Plug in, flip the switch, and let’s get this review started!
The Story: It’s Very Cold Up Here, Comrade…
It is the 1990s. The Soviets have won the space race and beaten the US to being the dominant superpower. But now the conquest of space has been completed, old cosmonauts like Colonel Korolev and military space stations like Kosmograd are no longer needed. But the good colonel still has one fight left in him, and his crew won’t let him take on their political superiors alone.
The Cast: Heroes Of Humanity, But Not To The Communists
Colonel Yuri Vasilevich Korolev was once the first man on Mars and a decorated hero of the Soviet Union. Now he sits in command of a military space station that is no longer needed. He gets into fights with the KGB officer, Yefremov, and only wants recognition for all the sacrifices he and his men have made for the Soviets.
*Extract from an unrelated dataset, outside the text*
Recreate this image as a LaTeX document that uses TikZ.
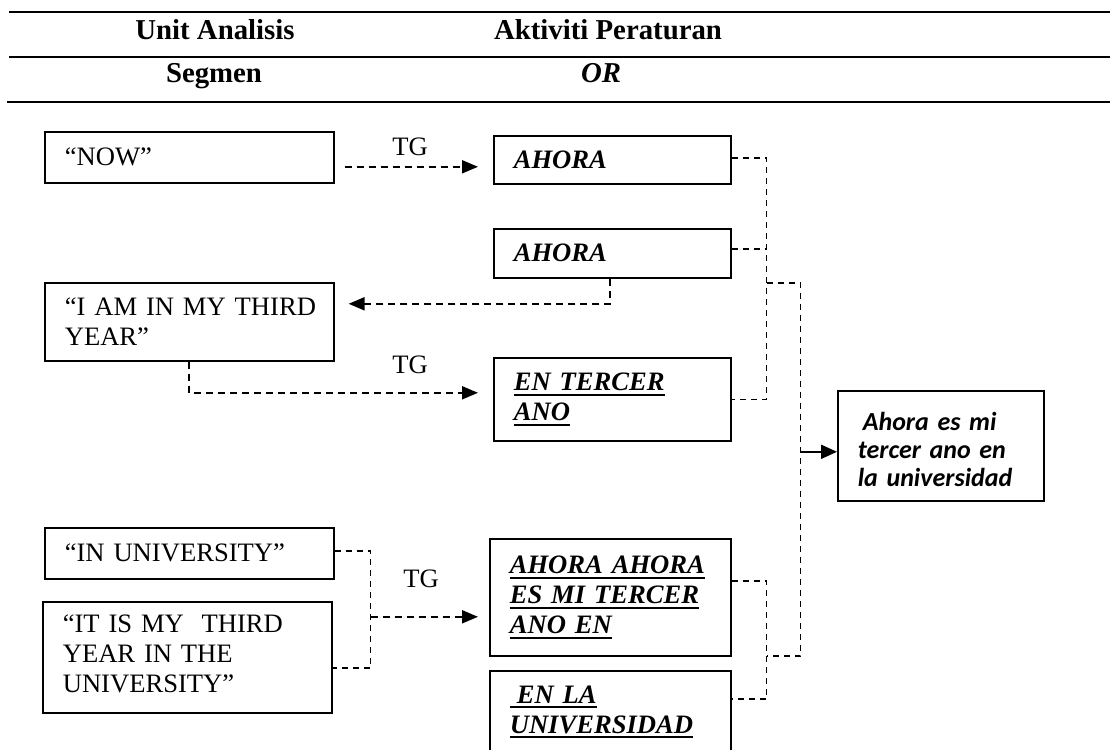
\documentclass[tikz,border=0pt]{standalone}
\usepackage{fontspec}
\setmainfont{Liberation Serif}
\newfontfamily\calibrifont{Carlito}
\usetikzlibrary{arrows.meta,calc}
% underline drawn as a thick rule under the whole line
\newcommand\ulx[1]{\leavevmode\setbox0=\hbox{#1}\rlap{\rule[-5pt]{\wd0}{2pt}}\box0}

\begin{document}
\begin{tikzpicture}[x=1pt,y=1pt,
  rulel/.style={line width=2pt},
  head/.style={font=\fontsize{28.8}{32}\selectfont\bfseries, inner sep=0pt, anchor=base},
  box/.style={draw, line width=1.6pt, anchor=north west, inner xsep=20pt, inner ysep=3pt,
              align=left, font=\fontsize{26.6}{30}\selectfont},
  spbox/.style={box, font=\fontsize{26.6}{30}\selectfont\bfseries\itshape},
  resbox/.style={box, font=\fontsize{26}{28}\selectfont\calibrifont\bfseries\itshape},
  dline/.style={line width=1.6pt, dash pattern=on 6pt off 5pt},
  darrow/.style={line width=2pt, dash pattern=on 7pt off 5pt, -{Triangle[length=16pt,width=13pt]}},
  sarrow/.style={line width=2pt, -{Triangle[length=16pt,width=14pt]}},
  tg/.style={font=\fontsize{26.6}{30}\selectfont, inner sep=0pt, anchor=base}
]
\useasboundingbox (0,0) rectangle (1110,-749);
\clip (0,0) rectangle (1110,-749);

% table header
\draw[rulel] (9,-12) -- (1110,-12);
\draw[rulel] (9,-57) -- (1110,-57);
\draw[rulel] (7,-102) -- (1110,-102);
\node[head] (hunit) at (215,-40) {Unit Analisis};
\node[head] (hakt)  at (608,-40) {Aktiviti Peraturan};
\node[head] (hseg)  at (214,-83) {Segmen};
\node[head, font=\fontsize{28.8}{32}\selectfont\bfseries\itshape] (hor) at (601,-83) {OR};

% source segments
\node[box, minimum width=289pt, minimum height=51pt, text width=249pt] (now) at (44,-131) {\mbox{“NOW”}};
\node[box, minimum width=289pt, minimum height=78pt, text width=249pt] (iam) at (44,-282) {\mbox{“I AM IN MY THIRD}\\\mbox{YEAR”}};
\node[box, minimum width=289pt, minimum height=51pt, text width=249pt] (inuni) at (44,-527) {\mbox{“IN UNIVERSITY”}};
\node[box, minimum width=289pt, minimum height=111pt, text width=249pt] (itis) at (42,-601) {\mbox{“IT IS MY\ \ THIRD}\\\mbox{YEAR IN THE}\\\mbox{UNIVERSITY”}\rule[-8pt]{0pt}{8pt}};

% target segments
\node[spbox, minimum width=237pt, minimum height=48pt, text width=197pt] (ah1) at (493,-135) {AHORA};
\node[spbox, minimum width=237pt, minimum height=49pt, text width=197pt] (ah2) at (493,-228) {AHORA};
\node[spbox, minimum width=237pt, minimum height=83pt, text width=197pt] (entc) at (493,-357) {\ulx{EN TERCER}\\\ulx{ANO}};
\node[spbox, minimum width=241pt, minimum height=117pt, text width=201pt] (ahah) at (489,-538) {\ulx{AHORA AHORA}\\\ulx{ES MI TERCER}\\\ulx{ANO EN}};
\node[spbox, minimum width=241pt, inner ysep=15pt, text width=201pt] (enla) at (489,-670) {\ulx{\hspace*{7pt}EN LA}\\\ulx{UNIVERSIDAD}\rule[-40pt]{0pt}{40pt}};

% result
\node[resbox, minimum width=206pt, minimum height=110pt, text width=166pt] (fin) at (837,-390) {\rule{0pt}{26pt}\hspace*{5pt}Ahora es mi\\\mbox{tercer ano en}\\\mbox{la universidad}};

% TG labels
\node[tg] (tg1) at (410,-155) {TG};
\node[tg] (tg2) at (410,-373) {TG};
\node[tg] (tg3) at (421,-587) {TG};

% left-to-right links
\draw[darrow] ($(now.east)+(10,-9.5)$) -- ($(ah1.west)+(-15,-7)$);
\draw[darrow] ([xshift=-2.5pt]ah2.south) |- ($(iam.east)+(14,18)$);
\draw[darrow] (iam.south) |- ($(entc.west)+(-15,6.5)$);
\draw[dline] ([yshift=2.5pt]inuni.east) -- ++(36,0) coordinate (jl) |- ([yshift=-10.5pt]itis.east);
\coordinate (ahin) at ($(ahah.west)+(-11,-19.5)$);
\draw[darrow] (jl |- ahin) -- (ahin);

% right-hand collecting lines
\draw[dline] ([yshift=2pt]ah1.east) -- ++(35,0) coordinate (jr1) |- (entc.east);
\draw[dline] ([yshift=4.5pt]ah2.east) -- ++(35,0);
\coordinate (jr2) at ($(jr1)+(0,-125)$);
\draw[dline] ([yshift=16.5pt]ahah.east) -- ++(35,0) coordinate (jr3) |- ($(enla.north east)+(0,-29)$);
\coordinate (jr4) at ($(jr3)+(0,-75)$);
\draw[dline] (jr2) -- ++(34,0) coordinate (jr5) |- (jr4);
\coordinate (finin) at ($(fin.west)+(0,-6)$);
\draw[sarrow] (jr5 |- finin) -- (finin);
\end{tikzpicture}
\end{document}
What makes Korolev such a heartbreaking character is that he’s seen his better days already and can’t do much more than the rest of his younger crew. His rank and prestige aren’t enough to stop Yefremov from carrying out the orders from Earth to decommission the space station by putting it into a decaying orbit. Yet though the fight Korolev and his comrades take up might be hopeless, hope does manage to spring up from the Americans right at the very end.
Because who says a little American ingenuity can’t solve anything?
Final Verdict: Space Is As Much A Gulag As It Is A Frontier
Gibson and Sterling lend their talent to make a very committed story of space exploration and all the hardships it entails. They demonstrate life within the Soviet Union that, while bleak, isn’t from the perspective of smug Americans who know how the Cold War really turned out. It’s as cold as the vacuum of space, but contains a distant light like a shining star.
Bibliography: Gibson, William. Sterling, Bruce. “Hinterlands.” Burning Chrome. New York: HarperCollins Publishers, Inc., 1986.